CRISIS COMMUNICATIONS PREP: 5 MUST-HAVES TO PREPARE FOR ANY SITUATION
An unexpected crisis or reoccurring issue can cause serious damage to your organization’s financial, operational and reputational standing. The best method of crisis management is to prevent it. The second best is to plan for it. If your plan is developing as your crisis unfolds, you’re already behind.
Here are five crisis communications tips to prepare for unforeseen events.:
Select Spokespeople in Advance. A spokesperson should be someone with knowledge about the situation and with authority to act as the face and voice of your company. An ideal spokesperson is friendly, experienced, credible, authoritative and direct. Depending on the situation, location and audience, you’ll likely need to assign different spokespeople such as your CEO, VP, project manager or your PR team.
Complete Media Training. All potential spokespeople should go through extensive media training for potential crisis scenarios.
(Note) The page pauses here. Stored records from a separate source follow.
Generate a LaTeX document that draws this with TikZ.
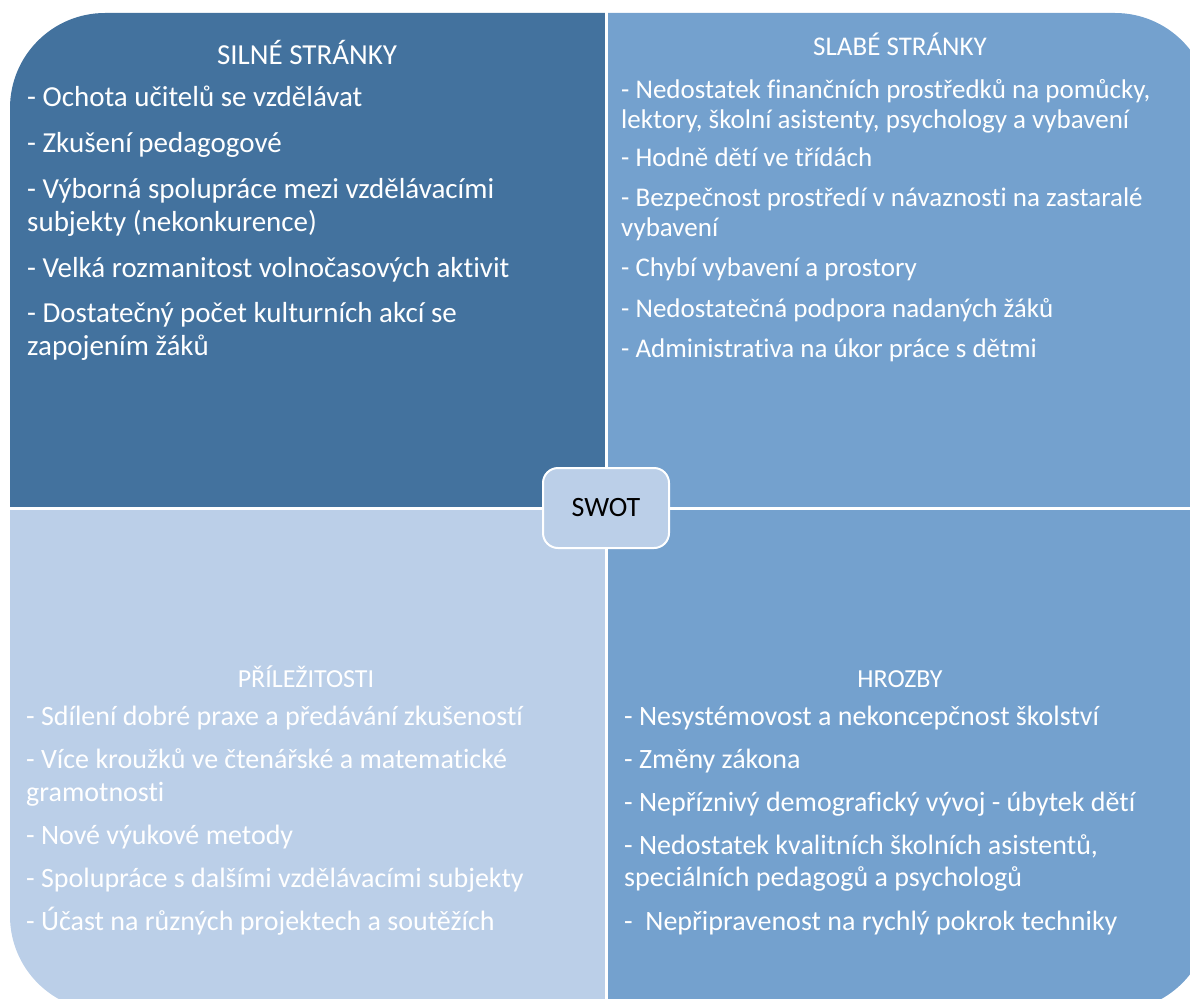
\documentclass[tikz,border=0pt]{standalone}
\usepackage{fontspec}
\setmainfont[Ligatures=NoCommon]{Carlito}
\definecolor{swotDark}{HTML}{43729E}
\definecolor{swotMid}{HTML}{74A1CE}
\definecolor{swotLight}{HTML}{BBCFE8}

\begin{document}
\begin{tikzpicture}[x=1pt,y=-1pt,
    quadline/.style={anchor=base west,inner sep=0pt,text=white},
    quadhead/.style={anchor=base,inner sep=0pt,text=white},
    sizeA/.style={font=\fontsize{29pt}{33pt}\selectfont},
    sizeB/.style={font=\fontsize{27pt}{30pt}\selectfont},
    sizeC/.style={font=\fontsize{28pt}{32pt}\selectfont},
    sizeT/.style={font=\fontsize{26pt}{30pt}\selectfont},
    centrebox/.style={draw=white,line width=2pt,fill=swotLight,rounded corners=15pt,
      minimum width=126pt,minimum height=80pt,inner sep=0pt,
      font=\fontsize{28pt}{31pt}\selectfont}]

  \useasboundingbox (0,0) rectangle (1190,998);

  % the four fields
  \begin{scope}
    \clip[rounded corners=95pt] (10,13) rectangle (1210,1011);
    \fill[swotDark]  (0,0)     rectangle (605,507);
    \fill[swotMid]   (608,0)   rectangle (1220,507);
    \fill[swotLight] (0,510)   rectangle (605,1020);
    \fill[swotMid]   (608,510) rectangle (1220,1020);
  \end{scope}

  % strengths
  \node[quadhead,sizeA] (tlHead) at (307,64) {SILNÉ STRÁNKY};
  \foreach \yy/\txt [count=\i] in {
      106/{- Ochota učitelů se vzdělávat},
      152/{- Zkušení pedagogové},
      198/{- Výborná spolupráce mezi vzdělávacími},
      231/{subjekty (nekonkurence)},
      277/{- Velká rozmanitost volnočasových aktivit},
      322/{- Dostatečný počet kulturních akcí se},
      355/{zapojením žáků}}
    \node[quadline,sizeA] (tl\i) at (27,\yy) {\txt};

  % weaknesses
  \node[quadhead,sizeB] (trHead) at (900,56) {SLABÉ STRÁNKY};
  \foreach \yy/\txt [count=\i] in {
      98/{- Nedostatek finančních prostředků na pomůcky,},
      128/{lektory, školní asistenty, psychology a vybavení},
      166/{- Hodně dětí ve třídách},
      206/{- Bezpečnost prostředí v návaznosti na zastaralé},
      236/{vybavení},
      276/{- Chybí vybavení a prostory},
      317/{- Nedostatečná podpora nadaných žáků},
      357/{- Administrativa na úkor práce s dětmi}}
    \node[quadline,sizeB] (tr\i) at (621,\yy) {\txt};

  % opportunities
  \node[quadhead,sizeT] (blHead) at (306,687) {PŘÍLEŽITOSTI};
  \foreach \yy/\txt [count=\i] in {
      725/{- Sdílení dobré praxe a předávání zkušeností},
      768/{- Více kroužků ve čtenářské a matematické},
      801/{gramotnosti},
      844/{- Nové výukové metody},
      887/{- Spolupráce s dalšími vzdělávacími subjekty},
      930/{- Účast na různých projektech a soutěžích}}
    \node[quadline,sizeC] (bl\i) at (26,\yy) {\txt};

  % threats
  \node[quadhead,sizeT] (brHead) at (900,687) {HROZBY};
  \foreach \yy/\txt [count=\i] in {
      725/{- Nesystémovost a nekoncepčnost školství},
      768/{- Změny zákona},
      811/{- Nepříznivý demografický vývoj - úbytek dětí},
      854/{- Nedostatek kvalitních školních asistentů,},
      886/{speciálních pedagogů a psychologů},
      930/{-\ \ Nepřipravenost na rychlý pokrok techniky}}
    \node[quadline,sizeC] (br\i) at (624,\yy) {\txt};

  % centre label
  \node[centrebox] (swot) at (606,508) {SWOT};
\end{tikzpicture}
\end{document}
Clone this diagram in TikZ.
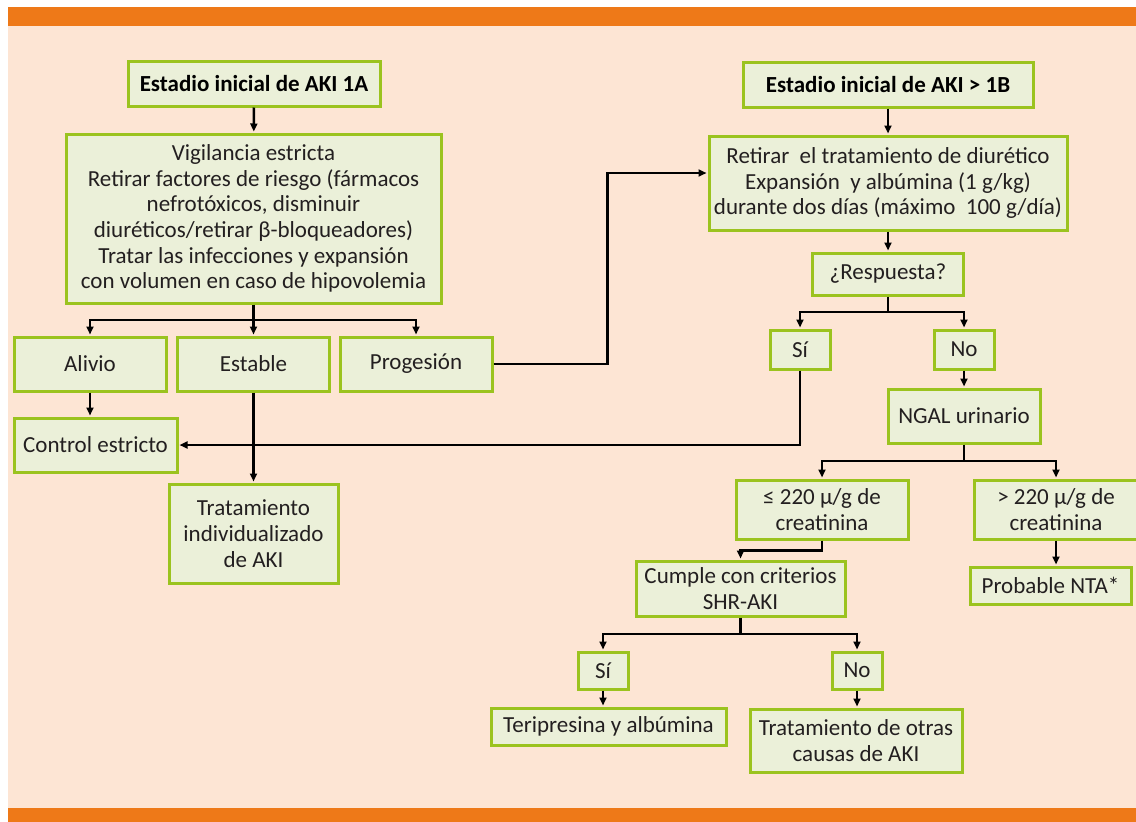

Leverage your PR agency to run mock media interviews so you become comfortable with answering tough questions.
Create a Contact List for All Employees. To ensure that your entire staff is properly prepared for a crisis scenario, create a phone tree advising who they should contact if and when a crisis arises. In some cases, executives will not be the first people to hear about the situation but will likely have to handle the aftermath, so it’s vital that all employees understand who to involve in various situations.
Develop Responses Early. Drafting response templates ahead of time is a great way to proactively plan for crisis situations. Think about what events previously impacted your company or occurred within your industry. Could the situation happen again? If so, determine what scenarios to prep for and which audiences need correspondence such as media, employees, clients, customers or investors.
Some questions to ask yourself: Will the media likely request interviews about this subject? Do we need to have a social media post or replies ready for comments? Are our investors or clients going to request more information? Whatever the audience or platform, creating responses ahead of time will make for a more seamless and speedy response time when a crisis hits.
Engage the Experts. Last but not least, hire a PR firm that specializes in crisis communications. Do not try to DIY a crisis plan for your business — it might land you in hot water legally and negatively impact your reputation. PR experts work with your legal counsel to draft replies, statements, emails and materials that carefully explain the situation to your key audiences without breeching confidentiality or impacting your reputation. Crisis communications teams can also provide strategic proactive and reactive best practices to guide your employees on how to handle various situations.